Société

A en perdre la boule

L’envahisseur est partout, et il ne s’agit pas seulement de hooligans ou de skinheads allemands. Dans tous les recoins de la France, les amateurs de football déferlent comme de la mauvaise herbe, les médias ne parlent que de foot et le trésor public a été délesté d’environ dix milliards de francs pour accueillir la Coupe du monde. Un tel concert ne fait toutefois pas l’unanimité et la résistance prend forme. D’un côté, le Comité pour le boycott du football (COBOF) dénonce fortement toute l’exploitation commerciale du sport, qu’il associe au système capitaliste, au libéralisme, voire au fascisme.
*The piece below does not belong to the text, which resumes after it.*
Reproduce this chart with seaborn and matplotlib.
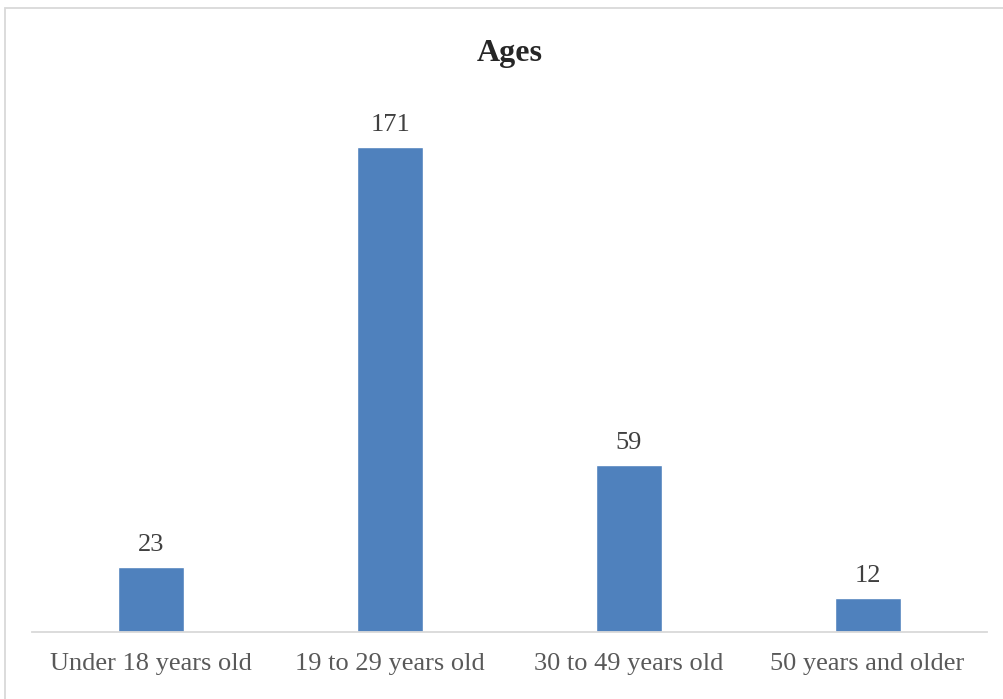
import matplotlib
matplotlib.use("Agg")
import matplotlib.pyplot as plt
import seaborn as sns
import pandas as pd
from matplotlib.patches import Rectangle

# data
categories = ["Under 18 years old", "19 to 29 years old", "30 to 49 years old", "50 years and older"]
counts = [23, 171, 59, 12]

W, H = 1004, 699

sns.set_theme(style="white")
plt.rcParams["font.family"] = ["Liberation Serif", "DejaVu Serif"]

df = pd.DataFrame({"age": categories, "count": counts})

fig = plt.figure(figsize=(W / 100, H / 100), dpi=100)
fig.patch.set_facecolor("white")

# axes placed so baseline at y=632 px, x range 32..987 px
ax = fig.add_axes([32 / W, (H - 632) / H, (987 - 32) / W, 567 / H])
sns.barplot(data=df, x="age", y="count", color="#4F81BD", saturation=1,
            width=0.277, ax=ax)
ax.set_xlim(-0.5, 3.5)
ax.set_ylim(0, 200)

for i, v in enumerate(counts):
    ax.annotate(str(v), (i, v), xytext=(0, 8), textcoords="offset points",
                ha="center", va="bottom", fontsize=19, color="#404040")

ax.set_xlabel("")
ax.set_ylabel("")
ax.set_yticks([])
ax.tick_params(axis="x", length=0, labelsize=19, labelcolor="#595959", pad=15)
for side in ["top", "left", "right"]:
    ax.spines[side].set_visible(False)
ax.spines["bottom"].set_color("#D9D9D9")
ax.spines["bottom"].set_linewidth(1.3)

fig.text(510 / W, 1 - 53 / H, "Ages", ha="center", va="center",
         fontsize=23, fontweight="bold", color="#262626")

# chart frame
fig.patches.append(Rectangle((5 / W, -0.05), 1.1, 1 - 8 / H + 0.05,
                             transform=fig.transFigure, fill=False,
                             edgecolor="#D9D9D9", linewidth=1.3))

fig.savefig("out.png", dpi=100)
De l’autre, l’organisme La Coupe est pleine exprime tout simplement son ras-le-bol du football et distribue des autocollants «Espaces sans foot» à tous ses membres. Sur leur site Web, un regroupement de restaurateurs appelé SOS Femmes sans foot offre aux veuves du sport un service de transport avec chauffeur. Si l’on en croit les résultats d’un sondage réalisé pour le magazine Elle, le service tombe à pic et ces messieurs aveuglés par le ballon rond devraient peut-être s’ouvrir les yeux avant qu’il ne soit trop tard: environ 600 000 Françaises ont avoué être prêtes à payer pour un service d’«escortes» pendant la Coupe du monde et vingt et un pour cent de la population féminine prévoyait assister à des spectacles de striptease masculin.Le trop-plein a aussi pris une forme pour le moins étonnante chez un libraire parisien spécialisé dans la littérature. sportive. Alors qu’il aurait pu profiter de l’occasion pour s’en mettre plein les poches, le propriétaire de la librairie «Le Sportsman» a, pour toute la durée de la Coupe, remplacé la section football par une section art et poésie. «Je suis un citoyen lucide avant d’être un libraire», clame Michel Merejkowsky. Comme le rapporte le Nouvel Observateur, c’est qu’il est choqué par l’obscénité de l’argent, offusqué par les commandites des Coca-Cola et McDonald dans un pays qui se veut le berceau du vin et de la gastronomie, ulcéré par ce qu’il considère comme une «entreprise de décervelage qui occulte tout autre événement d’importance sur la planète».Ne racontez surtout pas ça autour de vous: à quelques mois du dépôt de la candidature de Québec pour les Jeux de 2010, ça pourrait donner de drôles d’idées aux gens de chez nous.